前回の続きで
新美南吉 作  いもとようこ 絵 の
「てぶくろをかいに」読み聞かせの感想後編です。

後半も美しい比喩で情景を繊細に描き出しています。

ところが…
比喩が通用しない(元ネタがわからない)6歳児
口頭説明も限界がありますよね…


神聖な??読み聞かせの場に電子機器なんて…という声もあるかもですが笑い泣き
私は積極的に持ち込む派。
ビジュアルに勝る説得力なし!!
特に対象年齢高めの本の時は、Siriちゃんは読み聞かせに欠かせなくなりました。

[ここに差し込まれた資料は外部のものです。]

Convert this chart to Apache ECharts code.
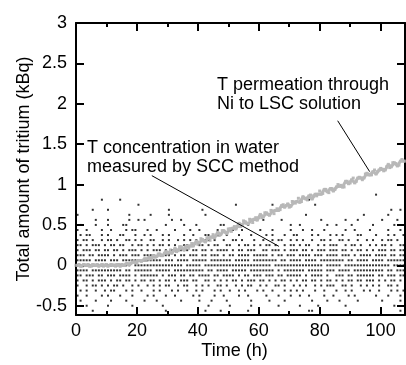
<!DOCTYPE html>
<html><head><meta charset="utf-8">
<script src="https://cdn.jsdelivr.net/npm/echarts@6/dist/echarts.min.js"></script>
<style>html,body{margin:0;padding:0;background:#fff}#c{width:406px;height:365px}</style>
</head><body><div id="c"></div>
<script>
// Axis ticks
const xTicks = [0, 20, 40, 60, 80, 100];
const xMinorTicks = [10, 30, 50, 70, 90];
const yTicks = [-0.5, 0, 0.5, 1, 1.5, 2, 2.5, 3];

// SCC measurements: quantized levels (k * step, kBq); one char per hour ('#' = measured point)
const levelStep = 0.0625;
const levelK = [14, 13, 12, 11, 10, 9, 8, 7, 6, 5, 4, 3, 2, 1, 0, -1, -2, -3, -4, -5, -6, -7, -8, -9];
const levelPatterns = [
  "............"+"............"+"............"+"............"+"............"+"............"+"............"+"............"+"..#.........",
  "........#..."+"..#........."+"............"+"............"+"............"+"............"+"....#......."+"............"+"............",
  "............"+"........#..."+"............"+"............"+"....#......."+"....#......."+"......#....."+"............"+"............",
  ".....#....#."+"............"+"......#....."+".....#......"+"............"+"............"+"............"+"............"+".......#..#.",
  "#..........."+".....#......"+"#.....#....."+"......#....."+"............"+"............"+"...#........"+"..........#."+"......#.....",
  "......#...#."+".....#..#.#."+".......#..#."+"............"+"............"+".#.....#...."+"........#..."+"....#...#..."+"....#....#..",
  ".#....#...#."+"...##......."+".....#.....#"+"...#.......#"+"#.......#..."+"..........#."+".#........#."+".#....#....."+".#......#...",
  "#..#....#..#"+"....#.##...#"+"..#.....#..."+".#..#.....#."+"...#..#....."+"#...#.....#."+"..#..#...#.."+"....#..#...."+"#.....#...#.",
  ".#.##...#.#."+"..##...#..#."+"#...#.#....#"+"..#...##..#."+".#...#...#.."+"..#.#...#..#"+"#....#.#...#"+".#.#....##.."+"..#...#.#..#",
  "#.##.#..#.##"+".#..##.#.#.."+"##..#.#..#.#"+".#.#..##.#.."+"#..##.#...#."+".#..#.##..#."+"#.#..#..##.#"+"..##.#..#..#"+".#..#.##.#..",
  "##.#.###.#.#"+"#.##..#.##.#"+".#.##.#.#..#"+"#.#.##.#.##."+".##..#.##.#."+"#.##.#..#.##"+".#.##..#.#.#"+"##..#.##.#.."+"#.#.##.#..##",
  "#.###.##.##."+"##.#.###.#.#"+".###.#.##.##"+"#.##.##.#.##"+"##.#.##.###."+".##.###.#.##"+"#.##.#.###.#"+"##.##.#.##.#"+".#.###.##.##",
  "###.##.####."+"#.###.###.##"+"##.####.#.##"+".###.##.###."+"#.##.####.##"+"###.#.##.###"+".####.###.##"+"##.###.#.###"+"#.####.##.##",
  "#####.####.#"+"##.######.##"+"####.###.###"+"#.#####.####"+"###.#####.##"+"######.##.##"+"##.####.####"+"####.##.####"+".####.######",
  "############"+"######.#####"+"###########."+"#####.######"+"############"+"####.#######"+"#########.##"+"###.########"+"#######.####",
  "####.#######"+"###.##.#####"+"#.#####.####"+"######.##.##"+"##.#####.###"+"#####.#.####"+"###.#####.##"+"#.####.#####"+"#####.##.###",
  "##.###.##.##"+"#.####.#.###"+"###.#.###.##"+".##.####.##."+"####.#.##.##"+"#.###.##.###"+"##.#.####.#."+".###.##.####"+"##.##.###.##",
  "#.##.#.###.#"+".##.##.#.##."+"##.#.##.#.##"+"#.##..##.#.#"+".#.##.#.###."+"##.#.#.##.#."+"#.##.##.#.##"+".#.#.##.##.#"+"##.#.#.##.#.",
  "#..#.##.#.#."+"##.#..#.#..#"+".#.#.##..#.#"+"#..#.#.#..##"+".#..#.#.##.."+"#.#..##.#..#"+".#.#..#.#.##"+"#..##.#..#.#"+".#.#..##.#..",
  ".#.#..#..#.#"+"#...#.#..#.."+".#.#...#.#.."+"#..#.#...#.#"+"..#..#.#...#"+".#..#...#.#."+"#.#...#..#.."+".#..#.#...#."+"#..#...#.#.#",
  "#..#....#.#."+"..#...#....#"+".#...#..#..."+"..#.#....#.."+"#....#..#..."+"..#...#...#."+".#..#....#.."+"#....#.#...."+"..#...#...#.",
  ".#....#....#"+"....#.....#."+"..#.......#."+"....#...#..."+".#.......#.."+"...#....#..."+".....#....#."+"..#.....#..."+"....#.....#.",
  "...#......#."+"......#....."+"....#......."+".......#...."+"..#......#.."+"......#....."+".#.....#...."+"....#......."+"........#...",
  ".....#......"+"............"+".....#......"+"......#....#"+"........#..."+"............"+"....##......"+"............"+"..........#."
];

// LSC permeation (grey): one reading per hour from 0 h, and one per hour from 0.5 h
const greyA = [0.00,0.01,-0.01,0.00,0.01,-0.01,0.00,0.01,0.00,-0.01,0.01,0.00,0.00,-0.01,0.01,
  0.01,0.00,0.02,0.02,0.04,0.03,0.06,0.06,0.06,0.10,0.10,0.10,0.14,0.12,0.15,
  0.14,0.19,0.18,0.17,0.23,0.20,0.23,0.21,0.27,0.27,0.26,0.33,0.30,0.34,0.31,0.38,0.37,0.37,0.43,0.41,
  0.45,0.42,0.48,0.48,0.48,0.55,0.52,0.57,0.53,0.59,0.59,0.59,0.65,0.63,0.68,0.64,0.70,0.69,0.75,0.74,
  0.72,0.79,0.77,0.83,0.79,0.83,0.81,0.87,0.86,0.86,0.92,0.89,0.94,0.90,0.95,0.94,1.00,0.99,0.97,1.04,
  1.02,1.08,1.04,1.09,1.06,1.13,1.12,1.12,1.18,1.16,1.20,1.17,1.22,1.21,1.27,1.26,1.24,1.31,1.29];
const greyB = [0.00,-0.01,0.01,0.00,-0.01,0.01,0.00,-0.01,0.01,0.00,-0.01,0.01,0.00,0.01,-0.01,
  0.00,0.02,0.01,0.04,0.04,0.06,0.05,0.08,0.08,0.08,0.12,0.11,0.14,0.12,0.17,
  0.16,0.15,0.21,0.18,0.23,0.19,0.24,0.24,0.24,0.30,0.28,0.32,0.29,0.34,0.35,0.34,0.41,0.38,0.43,0.39,
  0.45,0.46,0.45,0.52,0.50,0.54,0.51,0.56,0.57,0.56,0.63,0.60,0.65,0.62,0.67,0.68,0.68,0.74,0.72,0.76,
  0.73,0.78,0.79,0.78,0.85,0.82,0.86,0.82,0.88,0.88,0.88,0.94,0.91,0.95,0.92,0.97,0.98,0.97,1.04,1.01,
  1.06,1.02,1.08,1.08,1.08,1.14,1.12,1.16,1.13,1.18,1.19,1.18,1.25,1.22,1.27,1.23,1.29,1.29];

// Annotation leader lines (data coordinates)
const leaderPermeation = [[85.9, 1.79], [96.4, 1.16]];
const leaderSCC = [[24.9, 1.11], [66.6, 0.235]];

const labelPermeation = 'T permeation through\nNi to LSC solution';
const labelSCC = 'T concentration in water\nmeasured by SCC method';

// Build series data
const sccData = [];
levelPatterns.forEach((p, r) => {
  for (let i = 0; i < p.length; i++) {
    if (p[i] === '#') sccData.push([i + 0.5, levelK[r] * levelStep]);
  }
});
const greyDataA = greyA.map((v, i) => [i, v]);
const greyDataB = greyB.map((v, i) => [i + 0.5, v]);

const FONT = '"Liberation Sans", Arial, sans-serif';
const FS = 18;
const X_MIN = 0, X_MAX = 108, Y_MIN = -0.615, Y_MAX = 3;

function xAxisDef(pos, values, len, showLine, showLabel, name) {
  return {
    type: 'value', position: pos, min: X_MIN, max: X_MAX,
    name: name || '', nameLocation: 'middle', nameGap: 27, nameMoveOverlap: false,
    nameTextStyle: {fontFamily: FONT, fontSize: FS, color: '#000', padding: [0, 12, 0, 0]},
    axisLine: {show: showLine, onZero: false, lineStyle: {color: '#000', width: 2}},
    axisTick: {show: true, inside: true, length: len, customValues: values, lineStyle: {color: '#000', width: 2}},
    axisLabel: {show: showLabel, customValues: values, margin: 7, fontFamily: FONT, fontSize: FS, color: '#000'},
    splitLine: {show: false}
  };
}
function yAxisDef(pos, showLabel, name) {
  return {
    type: 'value', position: pos, min: Y_MIN, max: Y_MAX,
    name: name || '', nameLocation: 'middle', nameGap: 43, nameMoveOverlap: false,
    nameTextStyle: {fontFamily: FONT, fontSize: FS, color: '#000'},
    axisLine: {show: true, onZero: false, lineStyle: {color: '#000', width: 2}},
    axisTick: {show: true, inside: true, length: 8, customValues: yTicks, lineStyle: {color: '#000', width: 2}},
    axisLabel: {show: showLabel, customValues: yTicks, margin: 9, fontFamily: FONT, fontSize: FS, color: '#000'},
    splitLine: {show: false}
  };
}

const chart = echarts.init(document.getElementById('c'), null, {renderer: 'canvas'});
chart.setOption({
  animation: false,
  backgroundColor: '#fff',
  grid: {left: 76, right: 1, top: 23, bottom: 49, containLabel: false},
  xAxis: [
    xAxisDef('bottom', xTicks, 8, true, true, 'Time (h)'),
    xAxisDef('bottom', xMinorTicks, 4, false, false),
    xAxisDef('top', xTicks, 8, true, false),
    xAxisDef('top', xMinorTicks, 4, false, false)
  ],
  yAxis: [
    yAxisDef('left', true, 'Total amount of tritium (kBq)'),
    yAxisDef('right', false)
  ],
  series: [
    {type: 'scatter', data: sccData, symbol: 'rect', symbolSize: [2, 2],
     itemStyle: {color: '#000'}, silent: true},
    {type: 'line', data: greyDataB, showSymbol: false, symbol: 'none',
     lineStyle: {color: '#b8b8b8', width: 3}, silent: true},
    {type: 'scatter', data: greyDataA, symbol: 'rect', symbolSize: 3,
     itemStyle: {color: '#a8a8a8'}, silent: true},
    {type: 'scatter', data: greyDataB, symbol: 'rect', symbolSize: 3,
     itemStyle: {color: '#b0b0b0'}, silent: true},
    {type: 'line', data: leaderPermeation, showSymbol: false, symbol: 'none',
     lineStyle: {color: '#000', width: 1}, silent: true},
    {type: 'line', data: leaderSCC, showSymbol: false, symbol: 'none',
     lineStyle: {color: '#000', width: 1}, silent: true}
  ],
  graphic: [
    {type: 'text', left: 217, top: 76, silent: true,
     style: {text: labelPermeation, font: FS + 'px ' + FONT, fill: '#000', lineHeight: 19}},
    {type: 'text', left: 87, top: 139, silent: true,
     style: {text: labelSCC, font: FS + 'px ' + FONT, fill: '#000', lineHeight: 19}}
  ]
});
</script>
</body></html>
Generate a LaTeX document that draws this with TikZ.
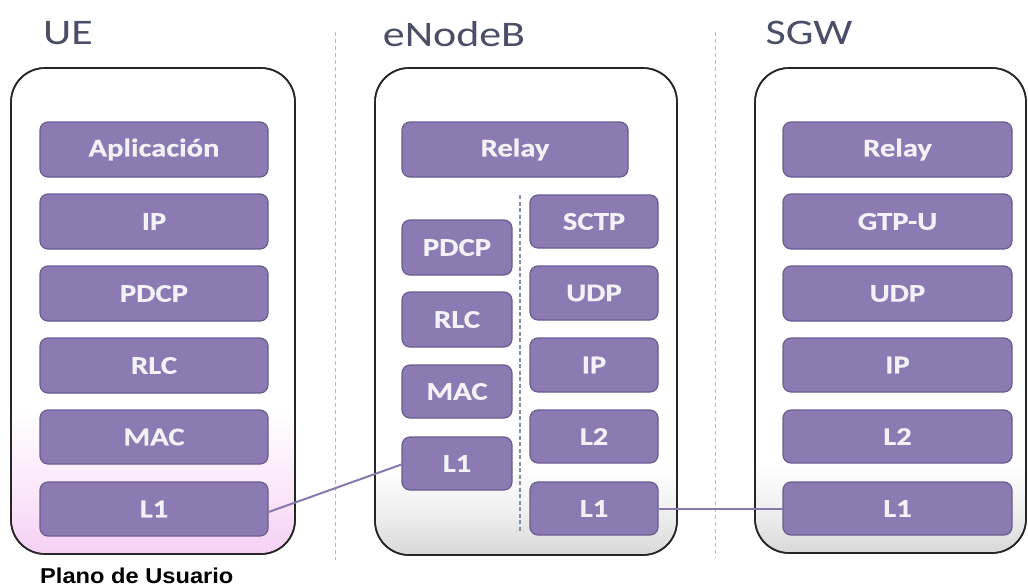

(とはいうものの、上手くSiriとコミュニケーションを取ることが出来ず、手入力でやり直すことの方が多いですガーン)

読了後の感想…
片手が母親の魔法の力(?)の限界だったのかも…?
子ぎつねは緊張がピークだったのかも。
説明的過ぎない余韻のある書き方で、疑問や想像が膨らみます。

一見、この「ぼうし屋おじさん」は優しい人間のように印象を持ちますが…
最初は「きつねめ、葉っぱのお金で騙すつもりだな」と敵視しているんですよね。で、お金が本物と確認できて初めてお客さん扱いしてくれるんですよね笑い泣き
もし母きつねが偽のお金を渡していたらと思うと…ガーン
人間に追いかけられたという母きつねの友達も人間の家畜を襲おうとしたからやられたのであって、姿形にかかわらず誠意を持って接すれば誠意で返してもらえるということかもしれませんね。

最後に…
自分が子どもの時は「子どものはじめてのおつかいの話」、くらいにしか考えていませんでしたが…
今になって見ると、母親の個人的なトラウマ回避を優先させて、子どもを一人で危険な場所へ送り出すってすごい話だなぁと思いました。
母と子も、いつかは両者の間に境界があることを認めなければならない。母は自分の心の傷を守るために子どもを突き放すこともある。子どもは内に秘めた事情が母にもあることを受け止めなければならないばならない。
これまで「ほら穴」や「母親のお腹の下」で、いわばまだ胎内で守られたのも同然だったきつねの子が、外の世界に一人で出ることで、母と子どもは別の人間(きつねだけど)ということを自覚する「自他境界」の話かな…なんて考えました。

新美南吉の原文がそのままと、いもとようこさんあたたかい挿絵が楽しめる絵本です。